万国時事周覧

世界中で起こっている様々な出来事について、政治学および統治学を研究する学者の視点から、寸評を書いています。

お米の先物取引は即刻廃止すべき

2024年12月23日 11時36分01秒 | 日本政治
 秋の収穫期も過ぎ、年の瀬も押し迫っている今日、凡そ2倍に高騰したお米の価格は一向に下げる様子は見られません。収穫量も十分に確保されているはずなのに、お米の集荷業者間では‘争奪戦’が続いているというのです。この‘異常現象’も、あるいは、大阪堂島商品取引所で始まったお米の先物取引の影響であるのかもしれません。


 商品の先物取引一般には、通常、限月における現物の受渡しを伴います。このことは、先物取引への投資額が増えるほど、消費者とは無関係な次元でのお米の取引量が増加することをも意味します(「受渡決済」)。もっとも、大阪堂島商品取引所におけるお米の先物市場につきましては、現物の受渡しを伴わない形での決済も行なわれているようです。取引参加者の大半は、農家、農協、卸売業者等の当事者ではない「非当事者」即ち、証券会社や内外の投資家といった人々によって占められているからです。これらの「非当事者」が先物取引を行なう場合には、「差金決済」が行なわれています。例えば、SBI証券による顧客向けの説明では、同取引には現物の受渡は伴わず「差金決済」のみとしています。

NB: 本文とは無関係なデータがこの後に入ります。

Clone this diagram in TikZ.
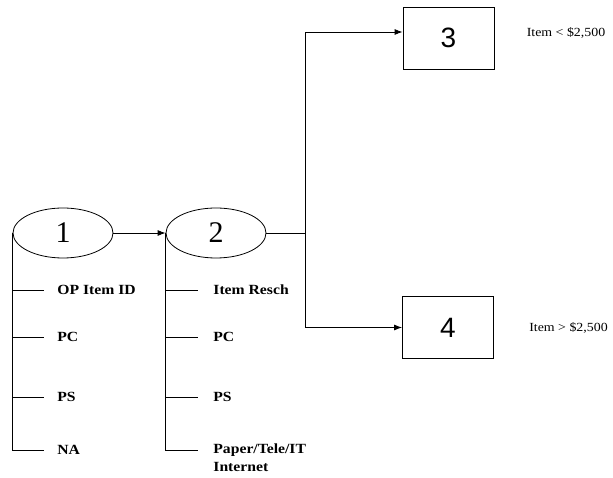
\documentclass[tikz,border=0pt]{standalone}
\usepackage{fontspec}
\setmainfont{Liberation Serif}
\newfontfamily\digitsans{Liberation Sans}
\newfontfamily\widefont{Liberation Serif}[FakeStretch=1.12]
\usepackage{tikz}
\usetikzlibrary{positioning,arrows.meta,shapes.geometric}

\tikzset{
  stage/.style={draw, ellipse, minimum width=100pt, minimum height=50pt, inner sep=0pt, font=\fontsize{30}{30}\selectfont},
  bin/.style={draw, rectangle, minimum width=91pt, minimum height=62pt, inner sep=0pt, font=\digitsans\fontsize{28}{28}\selectfont},
  field/.style={anchor=west, inner sep=0pt, font=\widefont\bfseries\fontsize{14}{15}\selectfont},
  note/.style={anchor=west, inner sep=0pt, font=\widefont\fontsize{12.4}{14}\selectfont},
  flow/.style={-{Latex[length=8pt,width=6pt]}},
}

\begin{document}
\begin{tikzpicture}[x=1pt, y=-1pt, line width=0.8pt]
  \useasboundingbox (0,0) rectangle (613,478);
  \node[stage] (s1) at (63,233) {1};
  \node[stage] (s2) at (216,233) {2};
  \node[bin] (b3) at (448.5,38) {3};
  \node[bin] (b4) at (448,327.5) {4};
  \coordinate (fork) at (305,233);
  % fields under 1
  \node[field] (f1a) at (57,290) {OP Item ID};
  \node[field] (f1b) at (57,337) {PC};
  \node[field] (f1c) at (57,397) {PS};
  \node[field] (f1d) at (57,450) {NA};
  % fields under 2
  \node[field] (f2a) at (213,290) {Item Resch};
  \node[field] (f2b) at (213,337) {PC};
  \node[field] (f2c) at (213,397) {PS};
  \node[field] (f2d) at (213,450) {Paper/Tele/IT};
  \node[field] (f2e) at (213,467) {Internet};
  % notes
  \node[note, right=32pt of b3, yshift=5pt] (n3) {Item < \$2,500};
  \node[note, right=35pt of b4] (n4) {Item > \$2,500};
  % connectors
  \draw[flow] (s1) -- (s2);
  \draw (s2) -- (fork);
  \draw[flow] (fork) |- ([yshift=6pt]b3.west);
  \draw[flow] (fork) |- (b4.west);
  \draw (s1.west) -- (s1.west |- f1d) -- ++(31,0);
  \draw (s1.west |- f1a) -- ++(31,0);
  \draw (s1.west |- f1b) -- ++(31,0);
  \draw (s1.west |- f1c) -- ++(31,0);
  \draw (s2.west) -- (s2.west |- f2d) -- ++(32,0);
  \draw (s2.west |- f2a) -- ++(32,0);
  \draw (s2.west |- f2b) -- ++(32,0);
  \draw (s2.west |- f2c) -- ++(32,0);
\end{tikzpicture}
\end{document}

 現物の受渡しを伴わないならば、お米の需給関係に対する影響は薄いようにも思えますが、これでは、何故、お米の先物取引の再開が許可されたのか、国民に対して合理的な説明を行なうことが難しくなります。現物の受渡を伴わない取引とは、「空売り」や「空買い」ともなりかねず、実体経済を離れた値動きによるバブルが生じかねないからです。証券等での空取引は法的規制の対象になっていますので、何故、政府が、お米の先物市場の開設に際してこれを許したのか、不思議でなりません。消費者や生産者にとりましての先物取引の唯一のメリットは価格や所得の安定化機能にあるのですから、これでは、内外の投資家に対して投機、あるいは、マネーゲームの場を提供したに等しくなります(海外投資家にも開放されている・・・)。農林中金の1兆を越える巨額損失は、先物市場に投機マネーを呼び込んだことでしょう。


 また、上述したように先物取引の契約には、最終決済日となる限月が定められているものですので、一般の顧客に対しては「差金決済」としつつも、実際には、証券会社等で一括管理している先物取引の契約書には、お米の受渡日が明記されているのかも知れません。となりますと、「買いヘッジ」を行なった証券会社や直接に取引を行なった内外の投資家には受渡請求権があり、この売り手側に対する権利の行使が、収穫シーズンを過ぎた時期においてもお米の買取争奪戦が収まらない原因であるとも考えられましょう。そして、それは、さらなる米価の上昇をもたらすとともに、「買いヘッジ」による利益をも一層押し上げていることにもなります。その一方で、先物価格が下落するとすれば、それは、投機マネーが、今度は米価の暴落を見込んで「売りヘッジ」に仕掛けている予兆として警戒すべきなのかも知れません。

 何れにしましても、大阪堂島商品取引所におけるお米の先物取引の再開は、今般の米価高騰と無関係であるとは思えません。先物取引については、変動リスクの回避による物価や所得の安定化をもってその存在意義が説明されていますが、お米の場合には、今日、国レベルでの備蓄米制度もあり、価格の安定は、流通量の調整によって実現することができます。先物取引に安定化機能を求めることが如何に国民に採りまして危険であるのかは、今般の一件によって示されたのですから、政府は、先ずもって、お米の先物取引市場を閉鎖すると共に、米価の正常化に努めるべきではないかと思うのです。